First off the looks. I’m on the love them side where I know many of you are wondering what they were thinking. The reason I love them is the previous generation looked somewhat bulbous and ungainly, particularly from the front, which didn’t inspire those “drive me I’m fun” feelings. The new MX-5, even in RF format looks slim, focused and the sharp angles on it give a sense of purpose and serious intentions. We could argue for days as to which is the best looking generation, but I think the ND generation, as this one is termed among anorak MX-5 fans, will be remembered as one of the better looking ones.

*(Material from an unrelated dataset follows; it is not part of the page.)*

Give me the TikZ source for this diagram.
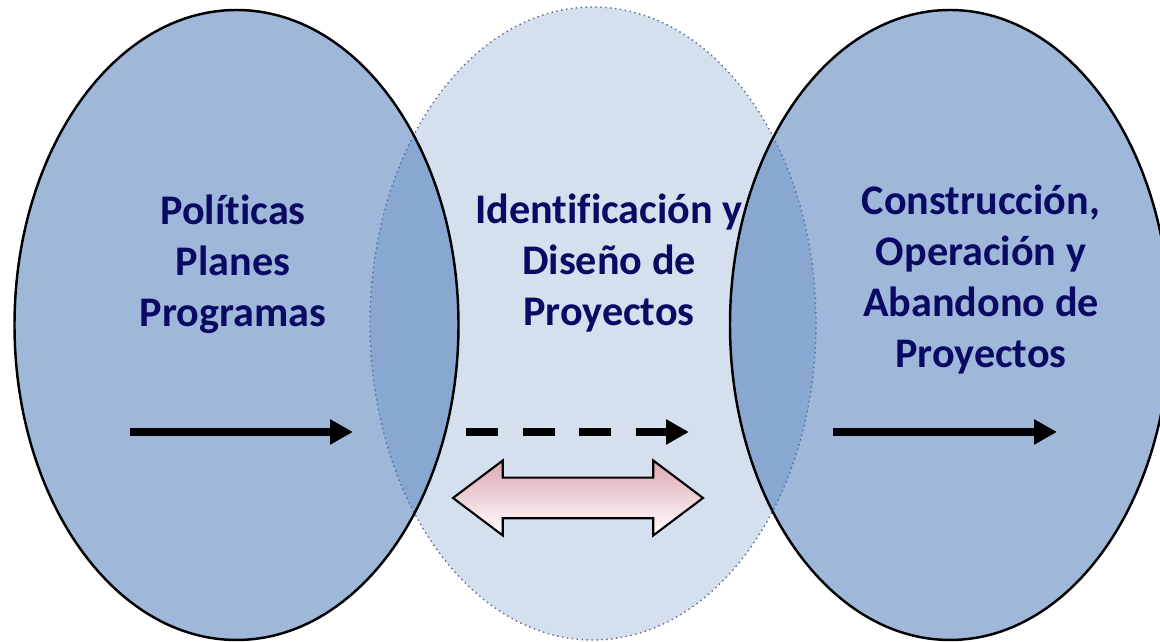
\documentclass[tikz,border=0pt]{standalone}
\usepackage{fontspec}
\setmainfont[Ligatures=NoCommon]{Carlito}
\usetikzlibrary{arrows.meta,shapes.geometric,shapes.arrows}
\definecolor{azulfase}{RGB}{63,113,181}
\definecolor{azulclaro}{RGB}{213,224,239}
\definecolor{bordeclaro}{RGB}{95,105,150}
\definecolor{textoazul}{RGB}{10,10,100}
\definecolor{rosa}{RGB}{222,168,180}
\tikzset{
	fase/.style={ellipse, draw=black, line width=0.7pt, fill=azulfase, fill opacity=0.5,
			inner sep=0pt, minimum width=4.44cm, minimum height=6.30cm},
	etiqueta/.style={align=center, text=textoazul, font=\fontsize{12}{14.5}\selectfont\bfseries},
	flecha/.style={line width=2.3pt, -{Triangle[length=0.23cm,width=0.24cm]}}
}

\begin{document}
\begin{tikzpicture}
	\useasboundingbox (0,0) rectangle (11.6,6.42);
	% middle phase first, the outer ones lie over it
	\node (diseno) [ellipse, draw=bordeclaro, densely dotted, line width=0.4pt, fill=azulclaro,
		inner sep=0pt, minimum width=4.46cm, minimum height=6.33cm] at (5.93,3.185) {};
	\node (politicas) [fase] at (2.365,3.17) {};
	\node (construccion) [fase, minimum width=4.40cm] at (9.50,3.17) {};

	\node (txtpol) [etiqueta] at (2.33,3.78) {Políticas\\Planes\\Programas};
	\node (txtdis) [etiqueta] at (6.09,3.79) {Identificación y\\Diseño de\\Proyectos};
	\node (txtcon) [etiqueta] at (9.81,3.625) {Construcción,\\Operación y\\Abandono de\\Proyectos};

	\coordinate (p1) at (1.30,2.10);
	\coordinate (p2) at (3.53,2.10);
	\coordinate (d1) at (4.66,2.10);
	\coordinate (d2) at (6.89,2.10);
	\coordinate (c1) at (8.33,2.10);
	\coordinate (c2) at (10.57,2.10);
	\draw[flecha] (p1) -- (p2);
	\draw[flecha, dash pattern=on 0.32cm off 0.245cm] (d1) -- (d2);
	\draw[flecha] (c1) -- (c2);

	\node (ida) [double arrow, draw=black, line width=0.6pt, top color=rosa, bottom color=white,
		inner xsep=0pt, inner ysep=0.19cm, minimum height=2.5cm, minimum width=0.75cm,
		double arrow head extend=0.17cm, double arrow tip angle=74] at (5.78,1.44) {};
\end{tikzpicture}
\end{document}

But it’s more cramped on the inside. Now I know Mazda has gone to great lengths to impress on us the engineering wizardry used to fit even the tallest of humans behind the wheel, yet as a relatively short human I feel like head room is lacking, so goodness only knows what someone in the high six-foot range will experience. Also, once again there is no glove box so I’m stuck with tiny storage spaces inconveniently scattered around the cabin. Behind the wheel though I’m much more at home. Sure the driving position has always been a little odd in an MX-5, but as a previous owner I felt comfortable and at home in no time. The steering wheel is wonderful too, maybe on the thin side for some people, but in a tiny roadster it’s perfect in my opinion. Steering wheel controls are wonderfully placed and combine that with the exceptionally intuitive Mazda infotainment system and it’s a great user experience.
But it’s an automatic and only available in RF form here in South Africa. Don’t get me wrong, Mazda automatics are some of my favourites, but that’s in their standard family vehicle form. A roadster like this needs some pep, some fizz to it. Those economical designed smooth gear changes combined with a smoothly revving naturally aspirated engine make for a very civilised driving experience, but not a fun one. So I find myself wondering why I still enjoyed driving it on a day to day basis, with the answer simply being that everything else is just that nice. The engine is lovely for a car like this, that bonnet gives an amazing view for the driver and the ride is superb for town driving. The whole experience just makes the daily commute better, even if I do find myself subconsciously reaching for a gear lever the whole time.
By now I’m sure you’re beginning to grasp why I’m so conflicted. However the biggest problem by far is this. Since Mazda dropped the soft-top completely and only offers an automatic gearbox, the price is now some R80,000 more. As a manual is undoubtedly how I want to drive this car every single day and quite frankly while the RF hardtop is somewhat of a novelty, a manual soft top is much faster and lighter. Mazda of course explain this away by justifying the soft top as the car of hard-core enthusiasts, while the RF is for those who want 90% of the experience with all the conveniences. Whether you buy this or not is going to come down to personal preferences, however I just cannot justify the price tag for these so called conveniences. Annoying too as I’ve always loved the MX-5 and indeed owned one at one stage. In such tough economic times, the new MX-5 needed to be a slam dunk and it’s a serious problem that it’s not.